— start Supplied material —
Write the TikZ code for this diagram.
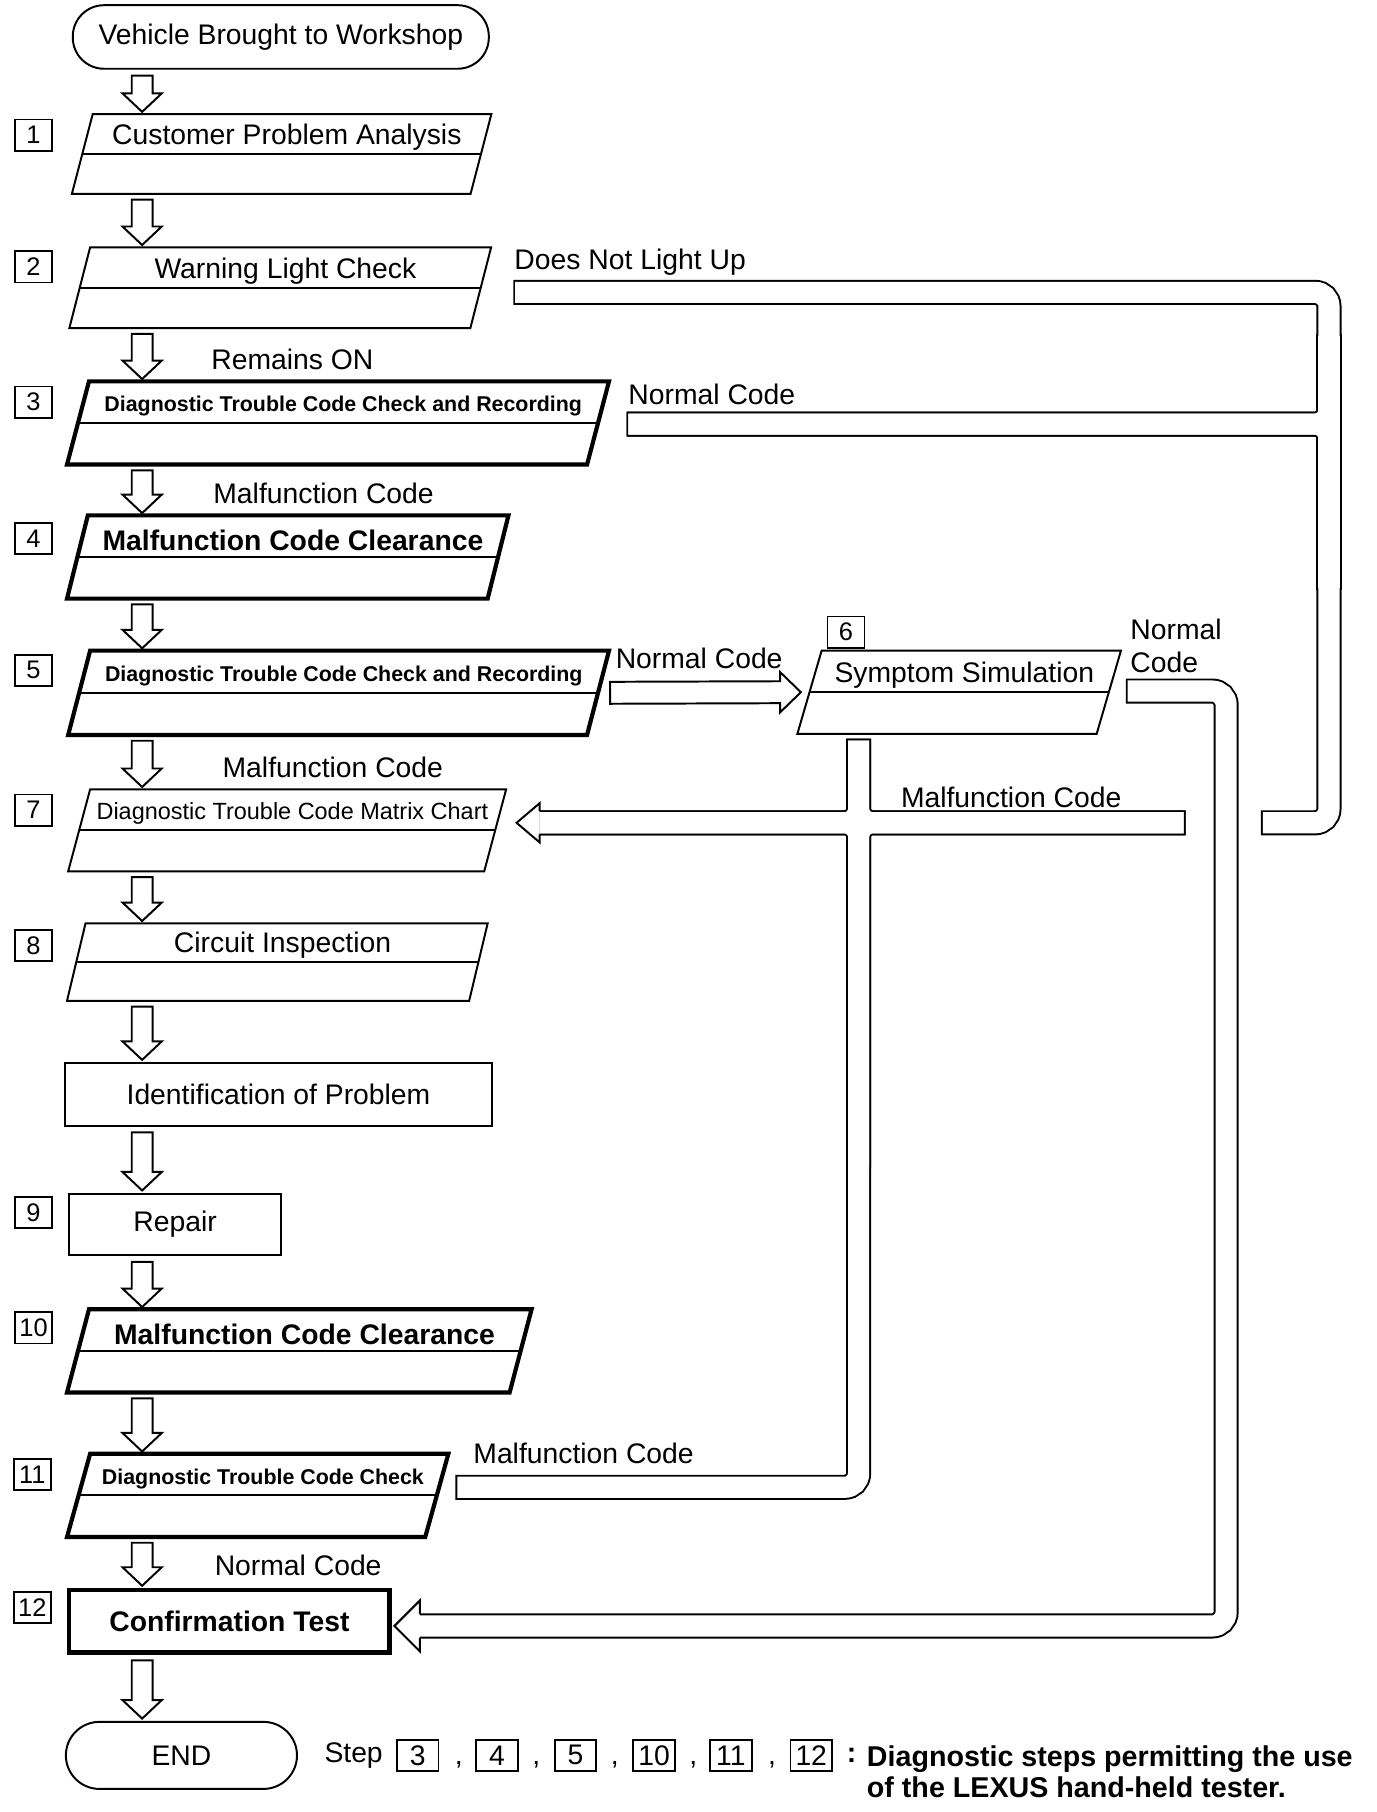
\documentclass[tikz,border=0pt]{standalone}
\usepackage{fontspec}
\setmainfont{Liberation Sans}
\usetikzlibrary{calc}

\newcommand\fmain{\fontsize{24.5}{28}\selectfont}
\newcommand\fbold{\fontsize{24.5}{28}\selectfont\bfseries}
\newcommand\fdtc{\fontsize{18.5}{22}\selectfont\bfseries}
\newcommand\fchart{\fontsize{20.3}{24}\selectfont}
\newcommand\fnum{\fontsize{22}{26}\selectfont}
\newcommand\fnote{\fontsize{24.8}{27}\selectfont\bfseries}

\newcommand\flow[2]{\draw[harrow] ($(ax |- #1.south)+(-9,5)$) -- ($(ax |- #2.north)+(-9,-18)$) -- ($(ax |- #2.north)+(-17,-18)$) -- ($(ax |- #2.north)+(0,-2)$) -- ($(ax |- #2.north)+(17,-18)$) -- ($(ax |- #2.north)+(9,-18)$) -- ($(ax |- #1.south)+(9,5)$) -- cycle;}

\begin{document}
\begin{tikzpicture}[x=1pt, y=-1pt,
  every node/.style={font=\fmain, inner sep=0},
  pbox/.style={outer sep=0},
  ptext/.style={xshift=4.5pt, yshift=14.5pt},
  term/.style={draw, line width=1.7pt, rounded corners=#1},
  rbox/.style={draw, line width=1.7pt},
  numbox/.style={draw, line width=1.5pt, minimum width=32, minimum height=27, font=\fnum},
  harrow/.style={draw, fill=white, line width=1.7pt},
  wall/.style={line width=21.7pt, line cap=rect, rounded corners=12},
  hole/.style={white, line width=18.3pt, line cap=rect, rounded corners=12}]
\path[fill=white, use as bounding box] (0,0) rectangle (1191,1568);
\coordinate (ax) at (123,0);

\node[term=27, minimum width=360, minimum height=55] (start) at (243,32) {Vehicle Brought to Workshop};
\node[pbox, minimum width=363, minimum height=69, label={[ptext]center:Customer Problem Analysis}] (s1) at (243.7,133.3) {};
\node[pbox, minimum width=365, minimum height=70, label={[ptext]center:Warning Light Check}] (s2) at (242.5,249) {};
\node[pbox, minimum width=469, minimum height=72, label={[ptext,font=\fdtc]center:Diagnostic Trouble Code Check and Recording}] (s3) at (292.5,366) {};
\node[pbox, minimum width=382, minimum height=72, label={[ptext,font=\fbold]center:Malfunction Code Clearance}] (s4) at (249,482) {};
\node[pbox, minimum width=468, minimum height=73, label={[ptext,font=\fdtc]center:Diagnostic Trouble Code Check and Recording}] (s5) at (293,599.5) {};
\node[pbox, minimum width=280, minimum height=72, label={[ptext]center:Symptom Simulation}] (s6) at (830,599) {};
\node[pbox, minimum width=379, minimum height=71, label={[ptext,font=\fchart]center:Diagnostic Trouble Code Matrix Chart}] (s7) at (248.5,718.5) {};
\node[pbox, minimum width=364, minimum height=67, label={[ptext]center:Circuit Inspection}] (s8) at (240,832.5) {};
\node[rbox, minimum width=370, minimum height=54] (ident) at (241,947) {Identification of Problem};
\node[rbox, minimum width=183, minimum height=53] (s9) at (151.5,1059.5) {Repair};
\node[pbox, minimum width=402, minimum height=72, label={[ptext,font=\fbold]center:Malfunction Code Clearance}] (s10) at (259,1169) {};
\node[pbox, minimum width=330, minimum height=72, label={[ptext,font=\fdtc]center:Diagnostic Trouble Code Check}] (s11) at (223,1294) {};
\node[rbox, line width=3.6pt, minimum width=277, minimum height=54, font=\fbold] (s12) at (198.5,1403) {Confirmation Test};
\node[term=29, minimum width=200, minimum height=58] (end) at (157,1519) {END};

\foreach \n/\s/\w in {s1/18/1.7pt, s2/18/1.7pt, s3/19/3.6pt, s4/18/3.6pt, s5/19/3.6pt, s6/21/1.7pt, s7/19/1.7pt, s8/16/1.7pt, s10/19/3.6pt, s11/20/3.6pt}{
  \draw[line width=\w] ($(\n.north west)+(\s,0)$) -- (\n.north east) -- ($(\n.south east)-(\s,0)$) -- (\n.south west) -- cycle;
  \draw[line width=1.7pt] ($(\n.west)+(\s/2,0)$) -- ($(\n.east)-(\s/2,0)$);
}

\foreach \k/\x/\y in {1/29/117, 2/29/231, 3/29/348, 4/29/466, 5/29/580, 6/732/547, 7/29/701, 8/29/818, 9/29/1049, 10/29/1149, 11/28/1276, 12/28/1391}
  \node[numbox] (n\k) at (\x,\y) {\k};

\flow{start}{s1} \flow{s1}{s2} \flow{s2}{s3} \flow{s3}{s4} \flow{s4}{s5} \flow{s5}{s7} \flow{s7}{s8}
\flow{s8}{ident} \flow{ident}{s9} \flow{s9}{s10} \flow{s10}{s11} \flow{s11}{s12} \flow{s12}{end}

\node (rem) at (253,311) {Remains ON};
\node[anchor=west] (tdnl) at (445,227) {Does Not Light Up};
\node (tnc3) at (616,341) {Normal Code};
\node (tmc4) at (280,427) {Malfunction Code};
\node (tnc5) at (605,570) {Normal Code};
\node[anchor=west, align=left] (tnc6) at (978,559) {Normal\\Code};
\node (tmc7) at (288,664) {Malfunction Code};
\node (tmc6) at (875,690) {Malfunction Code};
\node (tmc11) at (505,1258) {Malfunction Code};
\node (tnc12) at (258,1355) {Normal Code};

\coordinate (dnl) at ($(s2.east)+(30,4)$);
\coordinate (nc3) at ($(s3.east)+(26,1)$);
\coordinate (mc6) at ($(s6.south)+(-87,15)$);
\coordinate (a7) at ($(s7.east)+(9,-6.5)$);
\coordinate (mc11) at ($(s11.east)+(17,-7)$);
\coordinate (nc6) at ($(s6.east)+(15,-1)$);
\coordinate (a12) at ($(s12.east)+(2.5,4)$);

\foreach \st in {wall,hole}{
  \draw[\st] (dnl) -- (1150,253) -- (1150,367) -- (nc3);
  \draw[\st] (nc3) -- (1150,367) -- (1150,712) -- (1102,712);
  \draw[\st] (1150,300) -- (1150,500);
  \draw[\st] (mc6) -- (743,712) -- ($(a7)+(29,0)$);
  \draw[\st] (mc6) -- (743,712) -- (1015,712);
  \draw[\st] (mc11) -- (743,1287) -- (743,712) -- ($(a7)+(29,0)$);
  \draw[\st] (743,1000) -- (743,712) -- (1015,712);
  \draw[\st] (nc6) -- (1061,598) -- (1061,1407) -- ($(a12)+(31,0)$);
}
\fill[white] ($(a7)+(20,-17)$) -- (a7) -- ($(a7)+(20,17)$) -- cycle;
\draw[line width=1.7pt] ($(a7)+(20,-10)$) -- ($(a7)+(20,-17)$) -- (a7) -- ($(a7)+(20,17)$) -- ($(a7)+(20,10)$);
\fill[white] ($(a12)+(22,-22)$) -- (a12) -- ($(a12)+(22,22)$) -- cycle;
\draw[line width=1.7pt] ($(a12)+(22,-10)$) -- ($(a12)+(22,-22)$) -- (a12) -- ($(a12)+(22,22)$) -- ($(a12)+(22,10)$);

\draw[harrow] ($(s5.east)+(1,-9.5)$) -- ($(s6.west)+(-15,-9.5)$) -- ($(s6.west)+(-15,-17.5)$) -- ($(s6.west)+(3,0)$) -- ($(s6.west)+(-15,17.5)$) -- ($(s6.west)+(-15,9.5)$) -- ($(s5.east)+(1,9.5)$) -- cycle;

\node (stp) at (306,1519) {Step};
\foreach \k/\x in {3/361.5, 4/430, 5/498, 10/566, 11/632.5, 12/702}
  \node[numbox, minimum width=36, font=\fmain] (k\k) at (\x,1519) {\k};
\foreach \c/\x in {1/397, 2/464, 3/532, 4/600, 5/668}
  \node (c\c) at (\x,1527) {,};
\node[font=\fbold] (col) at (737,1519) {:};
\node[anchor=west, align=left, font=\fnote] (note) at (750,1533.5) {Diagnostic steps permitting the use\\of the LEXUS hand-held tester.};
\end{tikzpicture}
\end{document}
— end Supplied material —
— start Supplied material —
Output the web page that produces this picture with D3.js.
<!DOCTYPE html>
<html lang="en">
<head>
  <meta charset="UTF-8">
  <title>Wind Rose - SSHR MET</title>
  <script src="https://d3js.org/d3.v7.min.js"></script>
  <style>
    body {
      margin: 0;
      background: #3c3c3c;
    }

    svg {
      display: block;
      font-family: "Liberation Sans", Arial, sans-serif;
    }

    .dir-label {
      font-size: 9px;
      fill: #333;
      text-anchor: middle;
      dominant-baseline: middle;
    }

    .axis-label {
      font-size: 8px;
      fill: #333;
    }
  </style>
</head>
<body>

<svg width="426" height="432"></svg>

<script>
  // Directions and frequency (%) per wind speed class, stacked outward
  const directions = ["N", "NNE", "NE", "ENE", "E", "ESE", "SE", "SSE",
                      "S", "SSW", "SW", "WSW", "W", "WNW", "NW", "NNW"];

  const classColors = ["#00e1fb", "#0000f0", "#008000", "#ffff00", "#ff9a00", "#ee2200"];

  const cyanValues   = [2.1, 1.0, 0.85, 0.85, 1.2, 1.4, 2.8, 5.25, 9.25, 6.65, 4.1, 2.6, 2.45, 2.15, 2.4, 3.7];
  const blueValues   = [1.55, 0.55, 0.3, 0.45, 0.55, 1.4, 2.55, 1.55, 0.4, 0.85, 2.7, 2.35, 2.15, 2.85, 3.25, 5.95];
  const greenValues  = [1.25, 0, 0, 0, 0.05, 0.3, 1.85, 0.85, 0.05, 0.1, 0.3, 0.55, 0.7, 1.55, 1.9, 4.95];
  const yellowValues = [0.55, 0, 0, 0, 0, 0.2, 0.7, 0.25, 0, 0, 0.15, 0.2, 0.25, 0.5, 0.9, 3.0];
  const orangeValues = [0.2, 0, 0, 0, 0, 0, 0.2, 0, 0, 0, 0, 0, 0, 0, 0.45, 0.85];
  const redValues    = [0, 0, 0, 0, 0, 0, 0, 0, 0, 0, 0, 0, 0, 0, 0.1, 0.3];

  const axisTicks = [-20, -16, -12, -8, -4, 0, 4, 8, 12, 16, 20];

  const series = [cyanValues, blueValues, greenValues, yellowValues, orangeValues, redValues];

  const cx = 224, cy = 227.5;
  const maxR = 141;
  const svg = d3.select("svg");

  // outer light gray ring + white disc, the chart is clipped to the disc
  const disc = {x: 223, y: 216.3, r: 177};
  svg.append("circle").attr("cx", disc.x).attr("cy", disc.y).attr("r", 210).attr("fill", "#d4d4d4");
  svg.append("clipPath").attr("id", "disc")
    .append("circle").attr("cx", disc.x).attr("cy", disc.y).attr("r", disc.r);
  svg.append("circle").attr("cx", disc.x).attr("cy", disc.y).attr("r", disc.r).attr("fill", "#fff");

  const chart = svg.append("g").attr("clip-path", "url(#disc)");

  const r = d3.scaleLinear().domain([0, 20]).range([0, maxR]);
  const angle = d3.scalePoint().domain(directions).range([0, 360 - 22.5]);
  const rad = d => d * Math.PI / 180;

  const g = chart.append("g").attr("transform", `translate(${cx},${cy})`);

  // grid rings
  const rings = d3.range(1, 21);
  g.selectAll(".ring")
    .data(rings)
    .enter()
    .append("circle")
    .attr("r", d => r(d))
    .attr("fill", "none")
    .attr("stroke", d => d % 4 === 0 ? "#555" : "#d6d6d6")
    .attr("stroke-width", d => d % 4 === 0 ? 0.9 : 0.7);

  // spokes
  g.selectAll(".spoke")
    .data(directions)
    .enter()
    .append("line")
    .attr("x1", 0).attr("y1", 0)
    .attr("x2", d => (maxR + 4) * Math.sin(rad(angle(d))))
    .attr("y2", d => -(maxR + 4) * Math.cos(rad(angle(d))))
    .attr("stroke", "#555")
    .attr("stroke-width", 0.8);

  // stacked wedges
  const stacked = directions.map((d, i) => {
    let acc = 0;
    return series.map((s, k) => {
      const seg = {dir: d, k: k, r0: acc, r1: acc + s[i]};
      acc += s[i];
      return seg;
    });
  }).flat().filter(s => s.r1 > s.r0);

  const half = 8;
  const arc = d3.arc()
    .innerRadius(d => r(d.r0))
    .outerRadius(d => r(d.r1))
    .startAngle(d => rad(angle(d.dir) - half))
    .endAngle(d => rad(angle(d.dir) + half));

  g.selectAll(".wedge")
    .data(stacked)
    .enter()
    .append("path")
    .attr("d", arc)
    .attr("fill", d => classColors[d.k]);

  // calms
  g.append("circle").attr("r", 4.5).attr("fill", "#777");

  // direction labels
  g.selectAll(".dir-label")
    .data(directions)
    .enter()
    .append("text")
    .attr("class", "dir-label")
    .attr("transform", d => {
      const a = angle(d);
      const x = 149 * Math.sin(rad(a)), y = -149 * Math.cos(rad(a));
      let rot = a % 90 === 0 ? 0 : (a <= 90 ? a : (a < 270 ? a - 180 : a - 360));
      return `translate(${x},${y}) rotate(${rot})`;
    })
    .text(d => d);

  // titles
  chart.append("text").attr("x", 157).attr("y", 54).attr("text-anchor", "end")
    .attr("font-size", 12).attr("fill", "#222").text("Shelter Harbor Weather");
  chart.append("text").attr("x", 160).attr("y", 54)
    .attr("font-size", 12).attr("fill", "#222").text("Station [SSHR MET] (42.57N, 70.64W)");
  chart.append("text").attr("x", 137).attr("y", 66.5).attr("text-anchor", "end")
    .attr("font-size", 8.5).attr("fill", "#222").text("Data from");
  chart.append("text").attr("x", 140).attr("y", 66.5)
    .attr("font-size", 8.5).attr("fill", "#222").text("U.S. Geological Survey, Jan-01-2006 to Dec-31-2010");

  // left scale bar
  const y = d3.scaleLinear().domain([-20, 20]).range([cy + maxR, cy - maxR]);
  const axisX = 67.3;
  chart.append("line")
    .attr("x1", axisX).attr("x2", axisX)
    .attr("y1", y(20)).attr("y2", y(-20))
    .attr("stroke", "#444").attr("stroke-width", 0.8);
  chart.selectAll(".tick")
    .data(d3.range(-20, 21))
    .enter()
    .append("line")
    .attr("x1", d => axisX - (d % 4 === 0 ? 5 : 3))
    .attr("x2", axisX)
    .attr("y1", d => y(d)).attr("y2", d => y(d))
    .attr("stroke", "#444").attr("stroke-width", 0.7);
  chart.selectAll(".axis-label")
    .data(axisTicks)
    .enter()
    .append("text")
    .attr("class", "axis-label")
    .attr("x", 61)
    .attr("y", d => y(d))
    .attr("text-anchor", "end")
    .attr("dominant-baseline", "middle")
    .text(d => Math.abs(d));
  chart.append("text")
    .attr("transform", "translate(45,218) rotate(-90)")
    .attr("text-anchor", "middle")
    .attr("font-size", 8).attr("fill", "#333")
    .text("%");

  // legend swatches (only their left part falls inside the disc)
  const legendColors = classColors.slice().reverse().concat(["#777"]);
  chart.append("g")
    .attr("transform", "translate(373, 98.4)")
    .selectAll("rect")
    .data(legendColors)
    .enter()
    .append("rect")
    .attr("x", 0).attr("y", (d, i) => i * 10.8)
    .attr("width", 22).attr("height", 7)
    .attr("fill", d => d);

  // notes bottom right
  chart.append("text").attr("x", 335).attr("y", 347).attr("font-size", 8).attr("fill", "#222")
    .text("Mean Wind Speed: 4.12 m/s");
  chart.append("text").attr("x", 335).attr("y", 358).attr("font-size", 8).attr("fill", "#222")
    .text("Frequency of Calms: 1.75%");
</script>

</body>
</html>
— end Supplied material —
● What you need to do: Write out the lines from the one containing "Write the TikZ code for this diagram." down to the one containing "($(ax |- #1.south)+(-9,5)$)", both included, exactly as they appear. Leave out any pictures.

● Right answer:
Write the TikZ code for this diagram.
\documentclass[tikz,border=0pt]{standalone}
\usepackage{fontspec}
\setmainfont{Liberation Sans}
\usetikzlibrary{calc}

\newcommand\fmain{\fontsize{24.5}{28}\selectfont}
\newcommand\fbold{\fontsize{24.5}{28}\selectfont\bfseries}
\newcommand\fdtc{\fontsize{18.5}{22}\selectfont\bfseries}
\newcommand\fchart{\fontsize{20.3}{24}\selectfont}
\newcommand\fnum{\fontsize{22}{26}\selectfont}
\newcommand\fnote{\fontsize{24.8}{27}\selectfont\bfseries}

\newcommand\flow[2]{\draw[harrow] ($(ax |- #1.south)+(-9,5)$) -- ($(ax |- #2.north)+(-9,-18)$) -- ($(ax |- #2.north)+(-17,-18)$) -- ($(ax |- #2.north)+(0,-2)$) -- ($(ax |- #2.north)+(17,-18)$) -- ($(ax |- #2.north)+(9,-18)$) -- ($(ax |- #1.south)+(9,5)$) -- cycle;}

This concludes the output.